XML News from Friday, September 24, 2004

Do me a favor. Please take a look at the experimental version of this page that uses CSS instead of table layouts, and let me know if anything looks too funky to live with. If so, please let me know what browser on what platform you're using. It seems to work well on all the browsers I have conveniently available, but I haven't tested IE5 for Windows yet. Netscape 4 isn't great, but I was able to hack that enough so it isn't unreadable. One thing I still haven't figured out how to do is center the h1 header ("Cafe con Leche XML News and Resources") within the left hand panel. I can center it relative to the page, but that's not quite the same thing, especially in a wide window.

Amazon has reduced the price of XML in a Nutshell, 3rd edition to $27.17, a 32% savings off the cover price. Be the first on your block to get one!

I've been spending a lot of time reviewing RSS readers lately, and overall they're a pretty poor lot. Latest example. Yesterday's Cafe con Leche feed contained this completely legal title element:

<title>I'm very pleased to announce the publication of XML in a Nutshell, 3rd edition by myself and W.
          Scott Means, soon to be arriving at a fine bookseller near you.

Note the line break in the middle of the title content. This confused at least two RSS readers even though there's nothing wrong with it according to the RSS 0.92 spec. Other features from my RSS feeds that have caused problems in the past include long titles, a single URL that points to several stories, and not including more than one day's worth of news in a feed.

Cafe con Leche and Cafe au Lait use XSLT to generate their RSS feeds, so they're always completely well-formed. The home pages are edited by hand, and may not always be well-formed; but if so the XSLT processor reports an error and does not generate a new RSS document.

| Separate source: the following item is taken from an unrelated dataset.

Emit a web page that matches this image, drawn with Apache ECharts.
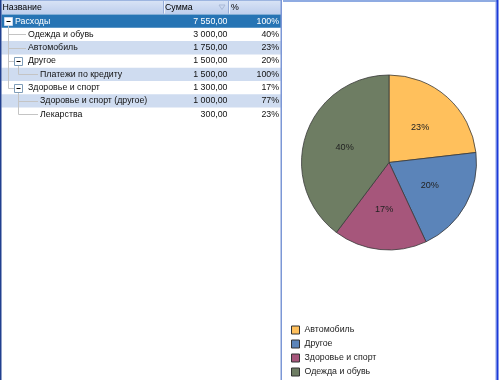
<!DOCTYPE html>
<html><head><meta charset="utf-8">
<script src="https://cdn.jsdelivr.net/npm/echarts@6/dist/echarts.min.js"></script>
<style>html,body{margin:0;padding:0;background:#fff}#c{width:500px;height:380px}</style>
</head><body><div id="c"></div>
<script>
const headerLabels = ['Название', 'Сумма', '%'];
const treeNames = ['Расходы', 'Одежда и обувь', 'Автомобиль', 'Другое', 'Платежи по кредиту', 'Здоровье и спорт', 'Здоровье и спорт (другое)', 'Лекарства'];
const treeLevels = [0, 1, 1, 1, 2, 1, 2, 2];
const treeSums = [7550, 3000, 1750, 1500, 1500, 1300, 1000, 300];
const treePercents = [100, 40, 23, 20, 100, 17, 77, 23];
const pieCategories = ['Автомобиль', 'Другое', 'Здоровье и спорт', 'Одежда и обувь'];
const pieValues = [1750, 1500, 1300, 3000];
const pieColors = ['#ffc05c', '#5b84b9', '#a6567b', '#6e7d63'];

const FS = 8.8;
const FAMILY = '"Liberation Sans", Arial, sans-serif';
const FONT = FS + 'px ' + FAMILY;
const headerH = 14.5, rowH = 13.3, tableRight = 281, colSumX = 163, colPctX = 228;
const boxX = l => 4 + 10 * l;
const textX = l => [15, 28, 40][l];
const rowY = i => headerH + i * rowH;
const rowCY = i => rowY(i) + rowH / 2;

function fmtSum(v) {
  const s = v.toFixed(2).split('.');
  return s[0].replace(/\B(?=(\d{3})+(?!\d))/g, ' ') + ',' + s[1];
}
const hasChildren = i => i + 1 < treeLevels.length && treeLevels[i + 1] > treeLevels[i];

const g = [];
// frame top band of right panel
g.push({type: 'rect', silent: true, shape: {x: 283, y: 0, width: 214, height: 2}, style: {fill: '#8fabe2'}});
// header
g.push({type: 'rect', silent: true, shape: {x: 0, y: 0, width: tableRight, height: headerH},
  style: {fill: new echarts.graphic.LinearGradient(0, 0, 0, 1, [{offset: 0, color: '#d9e4f6'}, {offset: 1, color: '#bccdec'}])}});
g.push({type: 'line', silent: true, shape: {x1: 0, y1: 0.5, x2: tableRight, y2: 0.5}, style: {stroke: '#9db5e0', lineWidth: 1}});
[colSumX, colPctX].forEach(x => {
  g.push({type: 'line', silent: true, shape: {x1: x + 0.5, y1: 1, x2: x + 0.5, y2: headerH - 1}, style: {stroke: '#95acd8', lineWidth: 1}});
  g.push({type: 'line', silent: true, shape: {x1: x + 1.5, y1: 1, x2: x + 1.5, y2: headerH - 1}, style: {stroke: '#eef3fb', lineWidth: 1}});
});
const hx = [2.5, colSumX + 2, colPctX + 3];
headerLabels.forEach((t, k) => {
  g.push({type: 'text', silent: true, x: hx[k], y: headerH / 2, style: {text: t, font: FONT, fill: '#000', textAlign: 'left', textVerticalAlign: 'middle'}});
});
g.push({type: 'polygon', silent: true, shape: {points: [[219, 5], [225, 5], [222, 9.5]]}, style: {fill: 'none', stroke: '#a9b9d6', lineWidth: 1}});

// rows
treeNames.forEach((name, i) => {
  const y = rowY(i), cy = rowCY(i), lv = treeLevels[i];
  const sel = i === 0;
  if (sel) g.push({type: 'rect', silent: true, shape: {x: 1.5, y: y, width: tableRight - 1.5, height: rowH}, style: {fill: '#2674b4'}});
  else if (i % 2 === 0) g.push({type: 'rect', silent: true, shape: {x: 1.5, y: y, width: tableRight - 1.5, height: rowH}, style: {fill: '#cfdcf0'}});
  const col = sel ? '#fff' : '#111';
  g.push({type: 'text', silent: true, x: textX(lv), y: cy, style: {text: name, font: FONT, fill: col, textAlign: 'left', textVerticalAlign: 'middle'}});
  g.push({type: 'text', silent: true, x: 227.5, y: cy, style: {text: fmtSum(treeSums[i]), font: FONT, fill: col, textAlign: 'right', textVerticalAlign: 'middle'}});
  g.push({type: 'text', silent: true, x: 279, y: cy, style: {text: treePercents[i] + '%', font: FONT, fill: col, textAlign: 'right', textVerticalAlign: 'middle'}});
});

// tree lines and boxes
const LINE = '#c4c4c4';
treeNames.forEach((name, i) => {
  const lv = treeLevels[i];
  if (lv > 0) {
    let p = i - 1;
    while (treeLevels[p] !== lv - 1) p--;
    const px = boxX(lv - 1) + 4.5;
    const cy = Math.round(rowCY(i)) + 0.5;
    const endX = hasChildren(i) ? boxX(lv) : textX(lv) - 2;
    g.push({type: 'line', silent: true, shape: {x1: px, y1: cy, x2: endX, y2: cy}, style: {stroke: LINE, lineWidth: 1}});
    let last = i;
    for (let j = i + 1; j < treeLevels.length && treeLevels[j] >= lv; j++) if (treeLevels[j] === lv) last = j;
    if (last === i) {
      g.push({type: 'line', silent: true, shape: {x1: px, y1: Math.round(rowCY(p)) + 4, x2: px, y2: cy}, style: {stroke: LINE, lineWidth: 1}});
    }
  }
});
treeNames.forEach((name, i) => {
  if (!hasChildren(i)) return;
  const lv = treeLevels[i];
  const bx = boxX(lv) + 0.5, by = Math.round(rowCY(i)) - 3.5;
  g.push({type: 'rect', silent: true, shape: {x: bx, y: by, width: 8, height: 8}, style: {fill: '#fff', stroke: i === 0 ? '#c9d8ef' : '#7f9db9', lineWidth: 1}});
  g.push({type: 'line', silent: true, shape: {x1: bx + 2, y1: by + 4, x2: bx + 6, y2: by + 4}, style: {stroke: '#000', lineWidth: 1}});
});

// borders
g.push({type: 'rect', silent: true, shape: {x: 0, y: 0, width: 1.5, height: 380}, style: {fill: '#21408f'}});
g.push({type: 'rect', silent: true, shape: {x: 280.5, y: 0, width: 1.5, height: 380}, style: {fill: '#7c97d6'}});
g.push({type: 'rect', silent: true, shape: {x: 495.5, y: 0, width: 1, height: 380}, style: {fill: '#8aa0e8'}});
g.push({type: 'rect', silent: true, shape: {x: 496.5, y: 0, width: 2, height: 380}, style: {fill: '#1a3ad8'}});

const chart = echarts.init(document.getElementById('c'), null, {renderer: 'canvas'});
chart.setOption({
  animation: false,
  backgroundColor: '#fff',
  color: pieColors,
  graphic: {elements: g},
  legend: {
    orient: 'vertical', left: 291, top: 324, padding: 0,
    itemWidth: 8, itemHeight: 8, itemGap: 2,
    icon: 'rect',
    itemStyle: {borderColor: '#333', borderWidth: 1},
    textStyle: {fontSize: FS, fontFamily: FAMILY, color: '#222', lineHeight: 12},
    data: pieCategories,
    selectedMode: false
  },
  series: [{
    type: 'pie',
    center: [389, 162.5],
    radius: 87.5,
    startAngle: 90,
    clockwise: true,
    emphasis: {disabled: true},
    itemStyle: {borderColor: '#3a3a3a', borderWidth: 0.8},
    label: {
      position: 'inside',
      fontSize: FS + 0.3, fontFamily: FAMILY, color: '#222',
      formatter: p => Math.round(p.percent) + '%'
    },
    labelLine: {show: false},
    data: pieCategories.map((n, k) => ({name: n, value: pieValues[k]}))
  }]
});
</script>
</body></html>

I really wish RSS vendors would focus on implementing the actual specs reasonably before they wasted time on supporting brain damage like malformed feeds and double escaped HTML. It's well-known that supporting non-conformant documents poisons the well for everyone. What's less well-known is that adding support for non-conformant documents tends to break the support for sites that actually follow the specifications. Everyone gets sucked into a race to the bottom, and we end up back in the world where everyone's browser handles sites just a little bit differently from everyone else's, and vendors compete based on how many broken sites they can make sense out of instead of how well they can present genuinely good data. This is the HTML hell XML was supposed to save us from. Those who forget the past are condemned to repeat it.